◆ Source data
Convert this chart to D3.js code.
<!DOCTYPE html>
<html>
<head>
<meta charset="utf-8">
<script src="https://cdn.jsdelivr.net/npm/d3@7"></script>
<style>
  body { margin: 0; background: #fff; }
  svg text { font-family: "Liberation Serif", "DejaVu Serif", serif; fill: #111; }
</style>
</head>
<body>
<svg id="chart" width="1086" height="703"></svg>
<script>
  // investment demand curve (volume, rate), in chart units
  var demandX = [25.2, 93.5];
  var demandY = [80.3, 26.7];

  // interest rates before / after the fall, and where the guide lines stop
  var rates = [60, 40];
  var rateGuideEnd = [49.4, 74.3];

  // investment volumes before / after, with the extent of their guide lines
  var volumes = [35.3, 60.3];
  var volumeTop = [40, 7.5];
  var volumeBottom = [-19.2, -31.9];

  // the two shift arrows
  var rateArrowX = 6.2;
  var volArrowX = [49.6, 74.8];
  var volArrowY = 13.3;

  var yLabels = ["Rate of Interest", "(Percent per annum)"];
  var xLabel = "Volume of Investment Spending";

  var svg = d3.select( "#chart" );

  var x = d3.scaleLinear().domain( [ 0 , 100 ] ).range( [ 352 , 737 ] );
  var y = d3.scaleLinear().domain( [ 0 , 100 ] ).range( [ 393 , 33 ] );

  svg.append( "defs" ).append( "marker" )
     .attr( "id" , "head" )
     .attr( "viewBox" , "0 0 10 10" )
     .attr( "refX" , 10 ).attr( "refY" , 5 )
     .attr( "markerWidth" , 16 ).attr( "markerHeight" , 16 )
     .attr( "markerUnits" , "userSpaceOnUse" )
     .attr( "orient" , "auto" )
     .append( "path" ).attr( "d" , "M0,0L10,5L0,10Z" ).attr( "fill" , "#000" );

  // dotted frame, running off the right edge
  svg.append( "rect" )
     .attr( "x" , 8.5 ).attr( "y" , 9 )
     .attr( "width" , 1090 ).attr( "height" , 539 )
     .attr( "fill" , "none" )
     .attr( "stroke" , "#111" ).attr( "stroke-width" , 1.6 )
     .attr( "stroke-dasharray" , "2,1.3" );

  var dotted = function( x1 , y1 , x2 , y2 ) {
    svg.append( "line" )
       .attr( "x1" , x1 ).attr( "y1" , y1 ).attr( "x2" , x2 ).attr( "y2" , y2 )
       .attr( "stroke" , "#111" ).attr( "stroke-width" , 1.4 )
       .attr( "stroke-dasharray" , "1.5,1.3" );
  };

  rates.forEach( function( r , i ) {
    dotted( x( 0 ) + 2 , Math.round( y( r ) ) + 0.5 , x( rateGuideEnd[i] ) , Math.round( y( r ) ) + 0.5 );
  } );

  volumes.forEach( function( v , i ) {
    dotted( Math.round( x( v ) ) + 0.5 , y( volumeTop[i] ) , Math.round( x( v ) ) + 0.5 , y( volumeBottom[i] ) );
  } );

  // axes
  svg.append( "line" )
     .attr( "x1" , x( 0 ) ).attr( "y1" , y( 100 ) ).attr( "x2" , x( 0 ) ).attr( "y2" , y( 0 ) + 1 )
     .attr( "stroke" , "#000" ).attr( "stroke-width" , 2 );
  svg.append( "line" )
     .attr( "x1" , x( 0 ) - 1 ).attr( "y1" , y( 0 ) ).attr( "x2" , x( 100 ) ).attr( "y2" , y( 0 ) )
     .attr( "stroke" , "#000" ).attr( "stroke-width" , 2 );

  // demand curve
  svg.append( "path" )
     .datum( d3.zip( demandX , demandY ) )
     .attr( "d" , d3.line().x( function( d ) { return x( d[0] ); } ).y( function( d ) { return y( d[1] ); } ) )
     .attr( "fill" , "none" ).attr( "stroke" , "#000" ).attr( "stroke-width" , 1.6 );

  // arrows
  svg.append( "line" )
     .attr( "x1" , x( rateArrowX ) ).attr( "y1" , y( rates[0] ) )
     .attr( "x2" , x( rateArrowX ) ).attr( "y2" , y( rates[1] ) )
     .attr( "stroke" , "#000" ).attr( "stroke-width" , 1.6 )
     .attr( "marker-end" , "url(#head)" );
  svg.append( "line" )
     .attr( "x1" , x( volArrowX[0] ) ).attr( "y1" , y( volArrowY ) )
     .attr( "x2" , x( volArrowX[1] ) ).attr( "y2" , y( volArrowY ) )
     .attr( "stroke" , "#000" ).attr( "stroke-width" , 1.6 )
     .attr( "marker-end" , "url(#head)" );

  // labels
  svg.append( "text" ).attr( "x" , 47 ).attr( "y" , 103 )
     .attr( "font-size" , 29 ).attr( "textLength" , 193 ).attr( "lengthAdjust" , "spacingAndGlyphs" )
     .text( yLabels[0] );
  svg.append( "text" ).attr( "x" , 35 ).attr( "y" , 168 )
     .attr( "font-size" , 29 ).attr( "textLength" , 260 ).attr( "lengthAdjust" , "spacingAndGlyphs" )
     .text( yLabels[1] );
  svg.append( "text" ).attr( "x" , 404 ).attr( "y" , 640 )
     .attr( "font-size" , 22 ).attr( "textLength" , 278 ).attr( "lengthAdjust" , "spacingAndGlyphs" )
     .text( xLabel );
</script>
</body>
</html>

◆ Task prompt
Each line of the listing above should be output exactly.

◆ Reply
Convert this chart to D3.js code.
<!DOCTYPE html>
<html>
<head>
<meta charset="utf-8">
<script src="https://cdn.jsdelivr.net/npm/d3@7"></script>
<style>
  body { margin: 0; background: #fff; }
  svg text { font-family: "Liberation Serif", "DejaVu Serif", serif; fill: #111; }
</style>
</head>
<body>
<svg id="chart" width="1086" height="703"></svg>
<script>
  // investment demand curve (volume, rate), in chart units
  var demandX = [25.2, 93.5];
  var demandY = [80.3, 26.7];

  // interest rates before / after the fall, and where the guide lines stop
  var rates = [60, 40];
  var rateGuideEnd = [49.4, 74.3];

  // investment volumes before / after, with the extent of their guide lines
  var volumes = [35.3, 60.3];
  var volumeTop = [40, 7.5];
  var volumeBottom = [-19.2, -31.9];

  // the two shift arrows
  var rateArrowX = 6.2;
  var volArrowX = [49.6, 74.8];
  var volArrowY = 13.3;

  var yLabels = ["Rate of Interest", "(Percent per annum)"];
  var xLabel = "Volume of Investment Spending";

  var svg = d3.select( "#chart" );

  var x = d3.scaleLinear().domain( [ 0 , 100 ] ).range( [ 352 , 737 ] );
  var y = d3.scaleLinear().domain( [ 0 , 100 ] ).range( [ 393 , 33 ] );

  svg.append( "defs" ).append( "marker" )
     .attr( "id" , "head" )
     .attr( "viewBox" , "0 0 10 10" )
     .attr( "refX" , 10 ).attr( "refY" , 5 )
     .attr( "markerWidth" , 16 ).attr( "markerHeight" , 16 )
     .attr( "markerUnits" , "userSpaceOnUse" )
     .attr( "orient" , "auto" )
     .append( "path" ).attr( "d" , "M0,0L10,5L0,10Z" ).attr( "fill" , "#000" );

  // dotted frame, running off the right edge
  svg.append( "rect" )
     .attr( "x" , 8.5 ).attr( "y" , 9 )
     .attr( "width" , 1090 ).attr( "height" , 539 )
     .attr( "fill" , "none" )
     .attr( "stroke" , "#111" ).attr( "stroke-width" , 1.6 )
     .attr( "stroke-dasharray" , "2,1.3" );

  var dotted = function( x1 , y1 , x2 , y2 ) {
    svg.append( "line" )
       .attr( "x1" , x1 ).attr( "y1" , y1 ).attr( "x2" , x2 ).attr( "y2" , y2 )
       .attr( "stroke" , "#111" ).attr( "stroke-width" , 1.4 )
       .attr( "stroke-dasharray" , "1.5,1.3" );
  };

  rates.forEach( function( r , i ) {
    dotted( x( 0 ) + 2 , Math.round( y( r ) ) + 0.5 , x( rateGuideEnd[i] ) , Math.round( y( r ) ) + 0.5 );
  } );

  volumes.forEach( function( v , i ) {
    dotted( Math.round( x( v ) ) + 0.5 , y( volumeTop[i] ) , Math.round( x( v ) ) + 0.5 , y( volumeBottom[i] ) );
  } );

  // axes
  svg.append( "line" )
     .attr( "x1" , x( 0 ) ).attr( "y1" , y( 100 ) ).attr( "x2" , x( 0 ) ).attr( "y2" , y( 0 ) + 1 )
     .attr( "stroke" , "#000" ).attr( "stroke-width" , 2 );
  svg.append( "line" )
     .attr( "x1" , x( 0 ) - 1 ).attr( "y1" , y( 0 ) ).attr( "x2" , x( 100 ) ).attr( "y2" , y( 0 ) )
     .attr( "stroke" , "#000" ).attr( "stroke-width" , 2 );

  // demand curve
  svg.append( "path" )
     .datum( d3.zip( demandX , demandY ) )
     .attr( "d" , d3.line().x( function( d ) { return x( d[0] ); } ).y( function( d ) { return y( d[1] ); } ) )
     .attr( "fill" , "none" ).attr( "stroke" , "#000" ).attr( "stroke-width" , 1.6 );

  // arrows
  svg.append( "line" )
     .attr( "x1" , x( rateArrowX ) ).attr( "y1" , y( rates[0] ) )
     .attr( "x2" , x( rateArrowX ) ).attr( "y2" , y( rates[1] ) )
     .attr( "stroke" , "#000" ).attr( "stroke-width" , 1.6 )
     .attr( "marker-end" , "url(#head)" );
  svg.append( "line" )
     .attr( "x1" , x( volArrowX[0] ) ).attr( "y1" , y( volArrowY ) )
     .attr( "x2" , x( volArrowX[1] ) ).attr( "y2" , y( volArrowY ) )
     .attr( "stroke" , "#000" ).attr( "stroke-width" , 1.6 )
     .attr( "marker-end" , "url(#head)" );

  // labels
  svg.append( "text" ).attr( "x" , 47 ).attr( "y" , 103 )
     .attr( "font-size" , 29 ).attr( "textLength" , 193 ).attr( "lengthAdjust" , "spacingAndGlyphs" )
     .text( yLabels[0] );
  svg.append( "text" ).attr( "x" , 35 ).attr( "y" , 168 )
     .attr( "font-size" , 29 ).attr( "textLength" , 260 ).attr( "lengthAdjust" , "spacingAndGlyphs" )
     .text( yLabels[1] );
  svg.append( "text" ).attr( "x" , 404 ).attr( "y" , 640 )
     .attr( "font-size" , 22 ).attr( "textLength" , 278 ).attr( "lengthAdjust" , "spacingAndGlyphs" )
     .text( xLabel );
</script>
</body>
</html>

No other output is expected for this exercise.